We need candidates who have a vision to build our city up, not cut around the edges and continue to make the same mistakes that put us here in the first place.


What have you been pleased to see proposed or discussed during the campaign? What do you wish Toronto's mayoral candidates were talking about more?


Victor Willis Executive Director, Parkdale Activity Recreation Community (PARC)

I was born in Toronto, and I have lived in this city for most of my adult life. I want a city that includes everyone, something it currently doesn't come close to being.


I’m encouraged that candidates are discussing affordable and supportive housing, decent work with strong local businesses, and reliable and affordable transit that connects the amazingly diverse communities of this city. It means the mayoral hopefuls appreciate the goals of accessibility, inclusion and thriving. I want a mayor who will move from aspiration to action for all Torontonians.


From my perspective, as someone who has been delivering community mental health services to adults for the past thirty-seven years, the next mayor must ensure that the city's own target of 20,000 units of supportive housing over the next ten years actually happens. There are over 23,000 people on the supportive housing wait list to access only 7,000 units. Housing for people with disabilities is a human right. Our shelters are beyond capacity, parks are not a permanent housing solution, nor is giving someone a ticket to ride the TTC when they have nowhere else to go or having Toronto Police Services respond to homelessness.


People with disabilities deserve more, and so do we.

Cheryll Case

Founder and Executive Director, CP Planning

It’s is great to see the transformation of Toronto’s planning policy landscape. Now, more than ever, residents across Toronto are leading the design and implementation of innovative planning processes. We have an incredibly educated public that is aware and trying their best to work with the City, developers, and other key housing industry leaders to invest in the protection and development of affordable housing. Toronto’s next mayor has the opportunity to work with communities to validate the concerns and solutions they have been putting forward.


It’s been great to see mayoral candidates acknowledge the value of developing affordable housing on publicly owned land through models that build up the nonprofit sector. Substantial progress can not happen without fulsome support to the nonprofit sector.


Why is it important for Torontonians to vote in the upcoming election?


Kitty Raman Costa: Marginalized people have been disenfranchised by municipal politics by decades of governance which hasn’t meaningfully responded to their needs. A big part of this is that many municipal politicians feel beholden only to certain constituencies to keep them in office—particularly those who have the luxury to show up at every meeting, and to gather support for them in every election.
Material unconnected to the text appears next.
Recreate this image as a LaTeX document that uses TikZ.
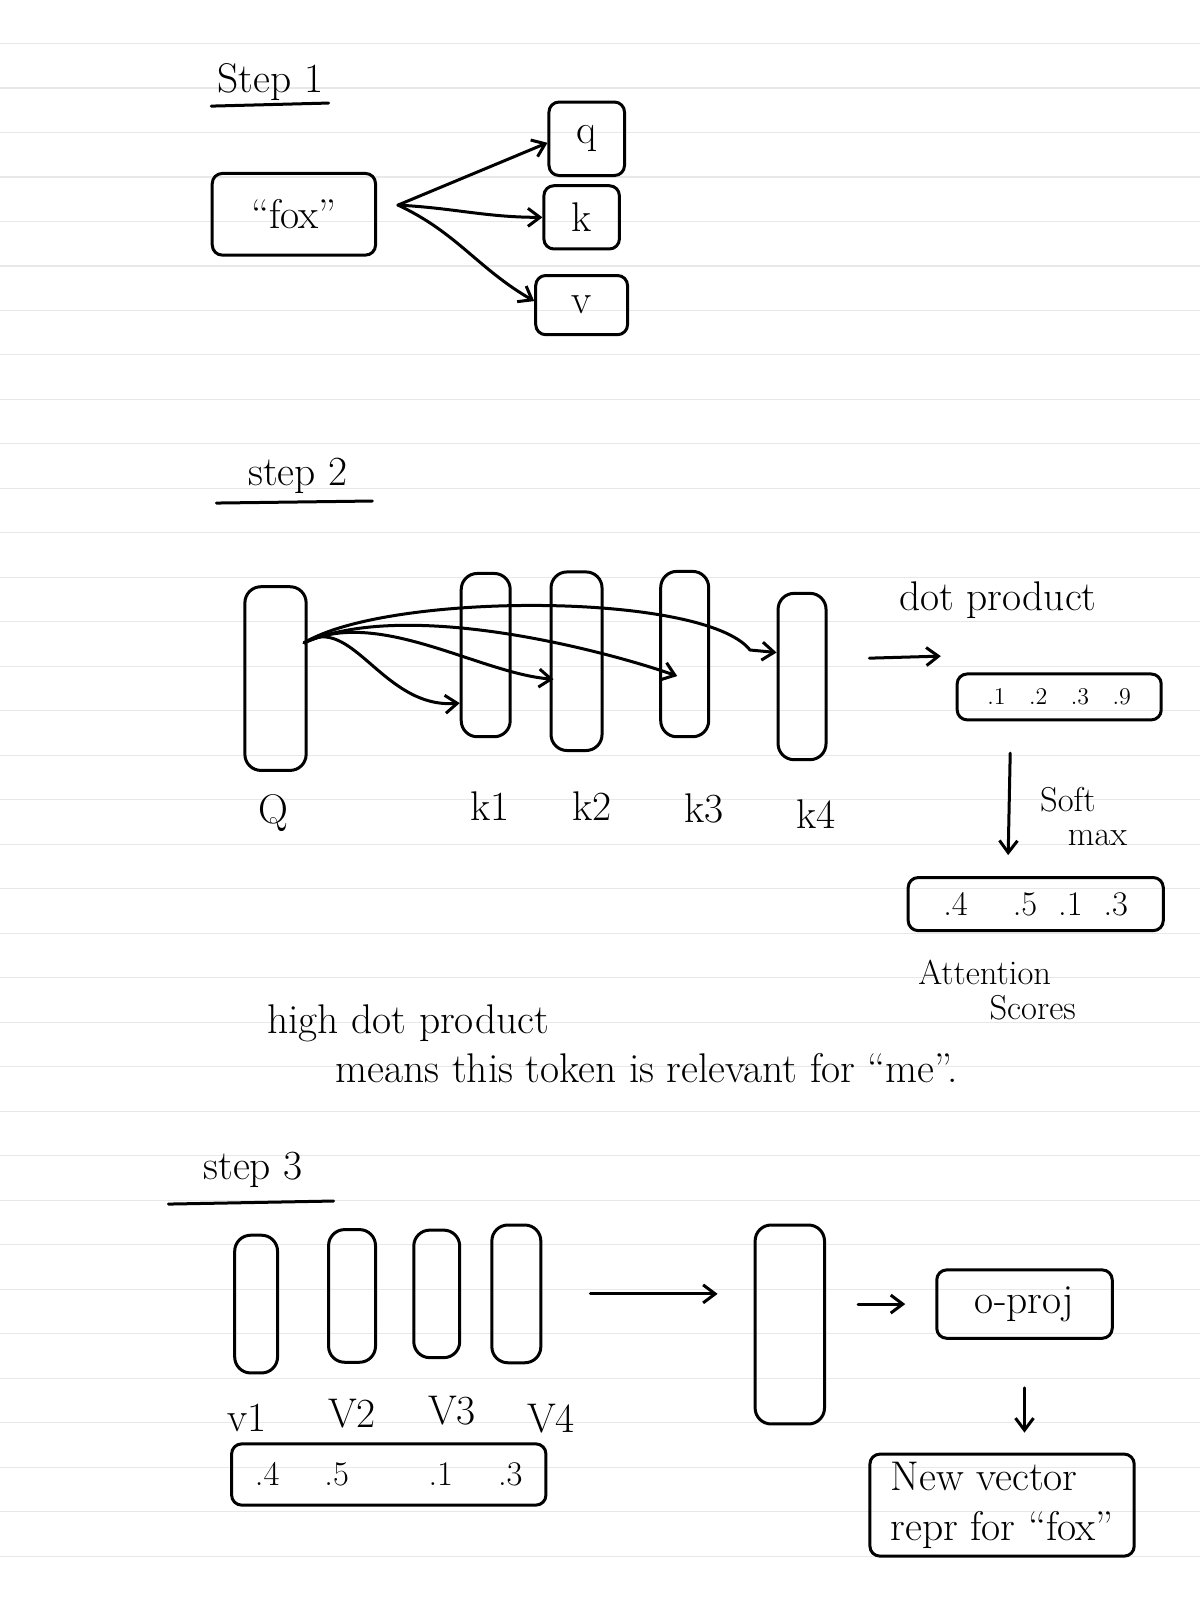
\documentclass[tikz,border=0pt]{standalone}
\usetikzlibrary{arrows.meta,positioning}
\newcommand\pxu{0.5102pt}
\tikzset{
  ink/.style={line width=1.5pt, line cap=round, line join=round},
  arr/.style={ink, -{Straight Barb[length=6pt,width=9pt]}},
  box/.style={ink, draw, rounded corners=5pt, inner sep=0pt},
  vecbox/.style={ink, draw, rounded corners=8pt, inner sep=0pt},
  lbl/.style={font=\huge},
  rule/.style={gray!18, line width=0.6pt},
}
\begin{document}
\begin{tikzpicture}[x=\pxu, y=-\pxu]
  \useasboundingbox (0,0) rectangle (1176,1568);
  \fill[white] (0,0) rectangle (1176,1568);
  % ruled paper
  \foreach \n in {0,...,34}
    \draw[rule] (0,{42.6+43.6*\n}) -- (1176,{42.6+43.6*\n});

  % step 1
  \node[lbl] (s1) at (265,80) {Step 1};
  \draw[ink] (207,104) -- (322,101);
  \node[box, lbl, minimum width={160*\pxu}, minimum height={80*\pxu}] (fox) at (288,210) {``fox''};
  \node[box, lbl, minimum width={74*\pxu}, minimum height={72*\pxu}] (q) at (575,136) {q};
  \node[box, lbl, minimum width={74*\pxu}, minimum height={62*\pxu}] (k) at (570,213) {k};
  \node[box, lbl, minimum width={90*\pxu}, minimum height={58*\pxu}] (v) at (570,299) {v};
  \coordinate (fork) at (390,201);
  \draw[arr] (fork) -- ([yshift=-2pt]q.west);
  \draw[arr] (fork) to[out=-3, in=180] (k.west);
  \draw[arr] (fork) to[out=-25, in=150] ([yshift=2pt]v.west);

  % step 2
  \node[lbl] (s2) at (292,466) {step 2};
  \draw[ink] (212,493) -- (365,491);
  \node[vecbox, minimum width={60*\pxu}, minimum height={180*\pxu}] (Q) at (270,665) {};
  \node[vecbox, minimum width={48*\pxu}, minimum height={160*\pxu}] (k1) at (476,642) {};
  \node[vecbox, minimum width={50*\pxu}, minimum height={175*\pxu}] (k2) at (565,648) {};
  \node[vecbox, minimum width={47*\pxu}, minimum height={162*\pxu}] (k3) at (671,641) {};
  \node[vecbox, minimum width={47*\pxu}, minimum height={163*\pxu}] (k4) at (786,663) {};
  \node[lbl] (Qlab) at (268,797) {Q};
  \node[lbl] (k1lab) at (480,790) {k1};
  \node[lbl] (k2lab) at (580,790) {k2};
  \node[lbl] (k3lab) at (690,792) {k3};
  \node[lbl] (k4lab) at (800,798) {k4};
  \coordinate (qsrc) at (298,630);
  \draw[arr] (qsrc) .. controls (345,600) and (375,695) .. ([yshift=-24pt]k1.west);
  \draw[arr] (qsrc) .. controls (370,595) and (470,660) .. ([xshift=2pt,yshift=-9pt]k2.west);
  \draw[arr] (qsrc) .. controls (400,585) and (600,640) .. ([xshift=9pt,yshift=-11pt]k3.west);
  \draw[arr] (qsrc) .. controls (380,580) and (690,580) .. (735,637) -- ([yshift=12pt]k4.west);
  \node[lbl] (dotlab) at (978,588) {dot product};
  \node[box, font=\large, minimum width={200*\pxu}, minimum height={45*\pxu}] (dotbox) at (1038,683) {.1 \ \ .2 \ \ .3 \ \ .9};
  \coordinate (dp1) at (852,645);
  \coordinate (dp2) at (922,643);
  \draw[arr] (dp1) -- (dp2);
  \coordinate (sm1) at (990,738);
  \coordinate (sm2) at (988,838);
  \draw[arr] (sm1) -- (sm2);
  \node[font=\LARGE, align=left, inner sep=0pt] (smlab) at (1062,800) {Soft\\[-5pt]\hspace{0.8em}max};
  \node[box, font=\LARGE, minimum width={250*\pxu}, minimum height={52*\pxu}] (attbox) at (1015,886) {.4 \quad .5 \ .1 \ .3};
  \node[font=\LARGE, inner sep=0pt] (attlab) at (965,953) {Attention};
  \node[font=\LARGE, inner sep=0pt] (scorelab) at (1012,988) {Scores};
  \node[lbl, anchor=west] (note1) at (255,1003) {high dot product};
  \node[lbl, anchor=west] (note2) at (322,1047) {means this token is relevant for ``me''.};

  % step 3
  \node[lbl] (s3) at (248,1146) {step 3};
  \draw[ink] (165,1180) -- (327,1177);
  \node[vecbox, minimum width={42*\pxu}, minimum height={135*\pxu}] (v1) at (251,1278) {};
  \node[vecbox, minimum width={46*\pxu}, minimum height={130*\pxu}] (v2) at (345,1270) {};
  \node[vecbox, minimum width={45*\pxu}, minimum height={125*\pxu}] (v3) at (428,1268) {};
  \node[vecbox, minimum width={48*\pxu}, minimum height={135*\pxu}] (v4) at (506,1268) {};
  \node[lbl] (v1lab) at (242,1390) {v1};
  \node[lbl] (v2lab) at (345,1385) {V2};
  \node[lbl] (v3lab) at (443,1382) {V3};
  \node[lbl] (v4lab) at (540,1390) {V4};
  \node[box, font=\LARGE, minimum width={308*\pxu}, minimum height={60*\pxu}] (wbox) at (381,1445) {.4 \quad .5 \qquad .1 \quad .3};
  \node[vecbox, minimum width={68*\pxu}, minimum height={195*\pxu}] (outv) at (774,1298) {};
  \draw[arr, shorten <=24pt, shorten >=18pt] (v4.east) -- (v4.east -| outv.west);
  \node[box, lbl, minimum width={172*\pxu}, minimum height={67*\pxu}] (proj) at (1004,1278) {o-proj};
  \draw[arr, shorten <=16pt, shorten >=15pt] (outv.east |- proj.west) -- (proj.west);
  \node[box, font=\huge, align=left, minimum width={259*\pxu}, minimum height={100*\pxu}] (newv) at (982,1475) {New vector\\repr for ``fox''};
  \draw[arr, shorten <=24pt, shorten >=10pt] (proj.south) -- (newv.north -| proj.south);
\end{tikzpicture}
\end{document}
The reality is that there is power in numbers, and there is strong momentum for change in Toronto. We’ve seen that power in recent years as the city has taken some minor steps forward to improve social welfare in Toronto, even when the will to do so has not been reflected in our leadership.


This election is an opportunity for Torontonians to make their needs and priorities clear by supporting candidates who are tackling the issues that are making life in our city increasingly difficult.


Victor Willis: Municipal elections historically have the least electoral participation, yet municipal elections are as local as it gets. This is about where you and I live. Vote for a mayor that will deliver the city you want to live in.